§ **Collected material**:
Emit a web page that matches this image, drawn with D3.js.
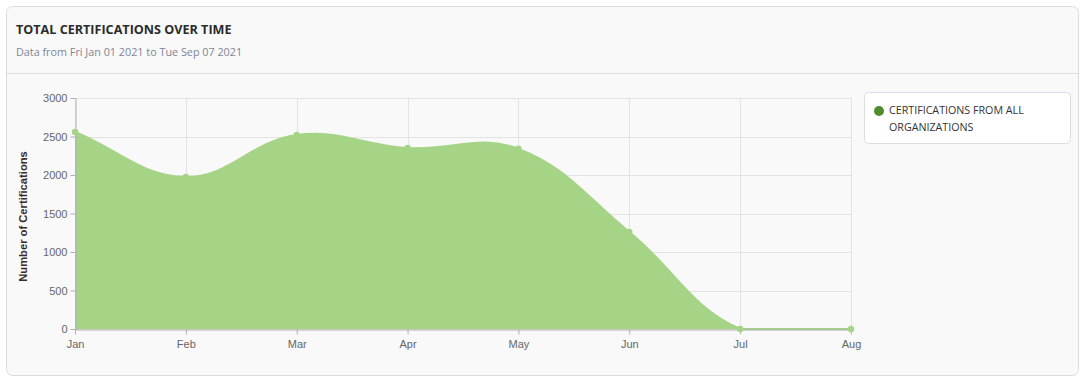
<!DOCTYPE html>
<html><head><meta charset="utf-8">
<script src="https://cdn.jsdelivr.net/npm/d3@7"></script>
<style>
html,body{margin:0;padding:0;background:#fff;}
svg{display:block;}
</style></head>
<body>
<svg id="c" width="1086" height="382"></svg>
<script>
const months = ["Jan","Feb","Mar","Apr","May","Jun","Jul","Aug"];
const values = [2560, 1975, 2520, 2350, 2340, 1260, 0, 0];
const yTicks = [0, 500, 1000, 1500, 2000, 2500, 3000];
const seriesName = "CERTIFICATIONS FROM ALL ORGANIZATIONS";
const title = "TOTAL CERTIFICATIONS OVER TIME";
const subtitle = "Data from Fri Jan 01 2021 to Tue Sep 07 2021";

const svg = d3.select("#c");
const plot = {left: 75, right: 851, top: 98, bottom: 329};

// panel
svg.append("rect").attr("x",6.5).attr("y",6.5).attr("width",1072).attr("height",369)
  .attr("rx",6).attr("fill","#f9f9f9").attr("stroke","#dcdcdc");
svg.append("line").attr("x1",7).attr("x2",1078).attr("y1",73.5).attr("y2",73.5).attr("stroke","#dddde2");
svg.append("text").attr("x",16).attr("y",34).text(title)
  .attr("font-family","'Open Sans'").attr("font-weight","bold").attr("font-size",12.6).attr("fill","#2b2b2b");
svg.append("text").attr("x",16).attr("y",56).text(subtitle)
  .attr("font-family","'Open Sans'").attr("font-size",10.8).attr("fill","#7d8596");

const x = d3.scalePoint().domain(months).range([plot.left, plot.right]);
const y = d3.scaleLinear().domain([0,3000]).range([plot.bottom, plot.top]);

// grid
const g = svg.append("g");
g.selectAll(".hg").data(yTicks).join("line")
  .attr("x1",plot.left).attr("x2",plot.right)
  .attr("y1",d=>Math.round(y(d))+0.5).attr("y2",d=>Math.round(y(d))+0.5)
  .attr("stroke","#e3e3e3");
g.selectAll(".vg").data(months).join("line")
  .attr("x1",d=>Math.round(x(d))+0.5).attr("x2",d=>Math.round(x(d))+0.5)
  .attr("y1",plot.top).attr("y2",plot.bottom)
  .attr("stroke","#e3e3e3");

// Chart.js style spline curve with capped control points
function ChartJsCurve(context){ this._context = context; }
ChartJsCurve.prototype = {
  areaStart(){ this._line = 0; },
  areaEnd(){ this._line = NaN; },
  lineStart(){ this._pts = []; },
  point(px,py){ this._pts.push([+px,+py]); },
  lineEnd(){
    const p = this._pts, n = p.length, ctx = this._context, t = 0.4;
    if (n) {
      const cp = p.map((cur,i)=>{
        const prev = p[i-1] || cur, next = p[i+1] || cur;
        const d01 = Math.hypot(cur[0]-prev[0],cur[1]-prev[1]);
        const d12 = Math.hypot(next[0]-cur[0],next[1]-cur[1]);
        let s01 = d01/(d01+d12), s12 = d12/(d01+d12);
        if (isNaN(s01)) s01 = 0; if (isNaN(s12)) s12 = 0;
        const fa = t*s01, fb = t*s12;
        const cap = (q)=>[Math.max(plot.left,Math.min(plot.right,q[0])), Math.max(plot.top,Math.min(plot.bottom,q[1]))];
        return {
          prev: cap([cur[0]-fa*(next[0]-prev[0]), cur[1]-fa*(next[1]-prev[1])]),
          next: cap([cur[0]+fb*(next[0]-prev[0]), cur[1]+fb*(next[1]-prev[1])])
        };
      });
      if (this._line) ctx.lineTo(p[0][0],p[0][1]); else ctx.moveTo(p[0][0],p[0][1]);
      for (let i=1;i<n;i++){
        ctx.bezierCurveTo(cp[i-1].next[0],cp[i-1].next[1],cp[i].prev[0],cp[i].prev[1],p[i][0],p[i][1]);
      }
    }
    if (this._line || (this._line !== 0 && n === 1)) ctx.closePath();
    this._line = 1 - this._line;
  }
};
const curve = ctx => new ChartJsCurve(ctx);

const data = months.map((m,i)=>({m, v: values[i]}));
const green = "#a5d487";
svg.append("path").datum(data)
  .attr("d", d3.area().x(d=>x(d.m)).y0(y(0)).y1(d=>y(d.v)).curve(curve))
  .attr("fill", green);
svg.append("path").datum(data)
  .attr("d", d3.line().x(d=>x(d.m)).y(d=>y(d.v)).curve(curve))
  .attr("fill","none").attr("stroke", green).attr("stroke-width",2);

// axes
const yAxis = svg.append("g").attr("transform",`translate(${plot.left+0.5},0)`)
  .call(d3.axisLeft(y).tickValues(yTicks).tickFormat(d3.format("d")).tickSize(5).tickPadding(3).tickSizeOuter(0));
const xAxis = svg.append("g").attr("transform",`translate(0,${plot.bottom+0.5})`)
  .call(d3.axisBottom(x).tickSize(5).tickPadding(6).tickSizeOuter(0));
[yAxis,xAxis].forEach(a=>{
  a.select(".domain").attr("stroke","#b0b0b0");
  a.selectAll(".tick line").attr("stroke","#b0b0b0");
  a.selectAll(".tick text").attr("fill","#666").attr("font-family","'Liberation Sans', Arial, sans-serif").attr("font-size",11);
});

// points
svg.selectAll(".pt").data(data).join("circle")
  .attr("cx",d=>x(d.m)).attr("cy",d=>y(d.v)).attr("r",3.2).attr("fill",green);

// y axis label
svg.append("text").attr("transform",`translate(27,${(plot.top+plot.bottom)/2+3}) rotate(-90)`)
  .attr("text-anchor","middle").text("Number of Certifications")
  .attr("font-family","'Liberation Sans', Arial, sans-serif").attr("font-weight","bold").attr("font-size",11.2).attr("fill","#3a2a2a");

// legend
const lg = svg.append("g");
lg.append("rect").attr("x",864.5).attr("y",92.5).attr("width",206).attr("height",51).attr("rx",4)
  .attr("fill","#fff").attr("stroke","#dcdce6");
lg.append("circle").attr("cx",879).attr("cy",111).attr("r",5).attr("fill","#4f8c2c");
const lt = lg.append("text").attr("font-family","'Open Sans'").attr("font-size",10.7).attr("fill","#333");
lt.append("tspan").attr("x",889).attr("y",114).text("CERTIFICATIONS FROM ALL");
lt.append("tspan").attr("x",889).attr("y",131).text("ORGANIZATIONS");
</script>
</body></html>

§ **Stated exercise**: Give all the lines above again, character for character, without pictures.

§ **Task solution**:
Emit a web page that matches this image, drawn with D3.js.
<!DOCTYPE html>
<html><head><meta charset="utf-8">
<script src="https://cdn.jsdelivr.net/npm/d3@7"></script>
<style>
html,body{margin:0;padding:0;background:#fff;}
svg{display:block;}
</style></head>
<body>
<svg id="c" width="1086" height="382"></svg>
<script>
const months = ["Jan","Feb","Mar","Apr","May","Jun","Jul","Aug"];
const values = [2560, 1975, 2520, 2350, 2340, 1260, 0, 0];
const yTicks = [0, 500, 1000, 1500, 2000, 2500, 3000];
const seriesName = "CERTIFICATIONS FROM ALL ORGANIZATIONS";
const title = "TOTAL CERTIFICATIONS OVER TIME";
const subtitle = "Data from Fri Jan 01 2021 to Tue Sep 07 2021";

const svg = d3.select("#c");
const plot = {left: 75, right: 851, top: 98, bottom: 329};

// panel
svg.append("rect").attr("x",6.5).attr("y",6.5).attr("width",1072).attr("height",369)
  .attr("rx",6).attr("fill","#f9f9f9").attr("stroke","#dcdcdc");
svg.append("line").attr("x1",7).attr("x2",1078).attr("y1",73.5).attr("y2",73.5).attr("stroke","#dddde2");
svg.append("text").attr("x",16).attr("y",34).text(title)
  .attr("font-family","'Open Sans'").attr("font-weight","bold").attr("font-size",12.6).attr("fill","#2b2b2b");
svg.append("text").attr("x",16).attr("y",56).text(subtitle)
  .attr("font-family","'Open Sans'").attr("font-size",10.8).attr("fill","#7d8596");

const x = d3.scalePoint().domain(months).range([plot.left, plot.right]);
const y = d3.scaleLinear().domain([0,3000]).range([plot.bottom, plot.top]);

// grid
const g = svg.append("g");
g.selectAll(".hg").data(yTicks).join("line")
  .attr("x1",plot.left).attr("x2",plot.right)
  .attr("y1",d=>Math.round(y(d))+0.5).attr("y2",d=>Math.round(y(d))+0.5)
  .attr("stroke","#e3e3e3");
g.selectAll(".vg").data(months).join("line")
  .attr("x1",d=>Math.round(x(d))+0.5).attr("x2",d=>Math.round(x(d))+0.5)
  .attr("y1",plot.top).attr("y2",plot.bottom)
  .attr("stroke","#e3e3e3");

// Chart.js style spline curve with capped control points
function ChartJsCurve(context){ this._context = context; }
ChartJsCurve.prototype = {
  areaStart(){ this._line = 0; },
  areaEnd(){ this._line = NaN; },
  lineStart(){ this._pts = []; },
  point(px,py){ this._pts.push([+px,+py]); },
  lineEnd(){
    const p = this._pts, n = p.length, ctx = this._context, t = 0.4;
    if (n) {
      const cp = p.map((cur,i)=>{
        const prev = p[i-1] || cur, next = p[i+1] || cur;
        const d01 = Math.hypot(cur[0]-prev[0],cur[1]-prev[1]);
        const d12 = Math.hypot(next[0]-cur[0],next[1]-cur[1]);
        let s01 = d01/(d01+d12), s12 = d12/(d01+d12);
        if (isNaN(s01)) s01 = 0; if (isNaN(s12)) s12 = 0;
        const fa = t*s01, fb = t*s12;
        const cap = (q)=>[Math.max(plot.left,Math.min(plot.right,q[0])), Math.max(plot.top,Math.min(plot.bottom,q[1]))];
        return {
          prev: cap([cur[0]-fa*(next[0]-prev[0]), cur[1]-fa*(next[1]-prev[1])]),
          next: cap([cur[0]+fb*(next[0]-prev[0]), cur[1]+fb*(next[1]-prev[1])])
        };
      });
      if (this._line) ctx.lineTo(p[0][0],p[0][1]); else ctx.moveTo(p[0][0],p[0][1]);
      for (let i=1;i<n;i++){
        ctx.bezierCurveTo(cp[i-1].next[0],cp[i-1].next[1],cp[i].prev[0],cp[i].prev[1],p[i][0],p[i][1]);
      }
    }
    if (this._line || (this._line !== 0 && n === 1)) ctx.closePath();
    this._line = 1 - this._line;
  }
};
const curve = ctx => new ChartJsCurve(ctx);

const data = months.map((m,i)=>({m, v: values[i]}));
const green = "#a5d487";
svg.append("path").datum(data)
  .attr("d", d3.area().x(d=>x(d.m)).y0(y(0)).y1(d=>y(d.v)).curve(curve))
  .attr("fill", green);
svg.append("path").datum(data)
  .attr("d", d3.line().x(d=>x(d.m)).y(d=>y(d.v)).curve(curve))
  .attr("fill","none").attr("stroke", green).attr("stroke-width",2);

// axes
const yAxis = svg.append("g").attr("transform",`translate(${plot.left+0.5},0)`)
  .call(d3.axisLeft(y).tickValues(yTicks).tickFormat(d3.format("d")).tickSize(5).tickPadding(3).tickSizeOuter(0));
const xAxis = svg.append("g").attr("transform",`translate(0,${plot.bottom+0.5})`)
  .call(d3.axisBottom(x).tickSize(5).tickPadding(6).tickSizeOuter(0));
[yAxis,xAxis].forEach(a=>{
  a.select(".domain").attr("stroke","#b0b0b0");
  a.selectAll(".tick line").attr("stroke","#b0b0b0");
  a.selectAll(".tick text").attr("fill","#666").attr("font-family","'Liberation Sans', Arial, sans-serif").attr("font-size",11);
});

// points
svg.selectAll(".pt").data(data).join("circle")
  .attr("cx",d=>x(d.m)).attr("cy",d=>y(d.v)).attr("r",3.2).attr("fill",green);

// y axis label
svg.append("text").attr("transform",`translate(27,${(plot.top+plot.bottom)/2+3}) rotate(-90)`)
  .attr("text-anchor","middle").text("Number of Certifications")
  .attr("font-family","'Liberation Sans', Arial, sans-serif").attr("font-weight","bold").attr("font-size",11.2).attr("fill","#3a2a2a");

// legend
const lg = svg.append("g");
lg.append("rect").attr("x",864.5).attr("y",92.5).attr("width",206).attr("height",51).attr("rx",4)
  .attr("fill","#fff").attr("stroke","#dcdce6");
lg.append("circle").attr("cx",879).attr("cy",111).attr("r",5).attr("fill","#4f8c2c");
const lt = lg.append("text").attr("font-family","'Open Sans'").attr("font-size",10.7).attr("fill","#333");
lt.append("tspan").attr("x",889).attr("y",114).text("CERTIFICATIONS FROM ALL");
lt.append("tspan").attr("x",889).attr("y",131).text("ORGANIZATIONS");
</script>
</body></html>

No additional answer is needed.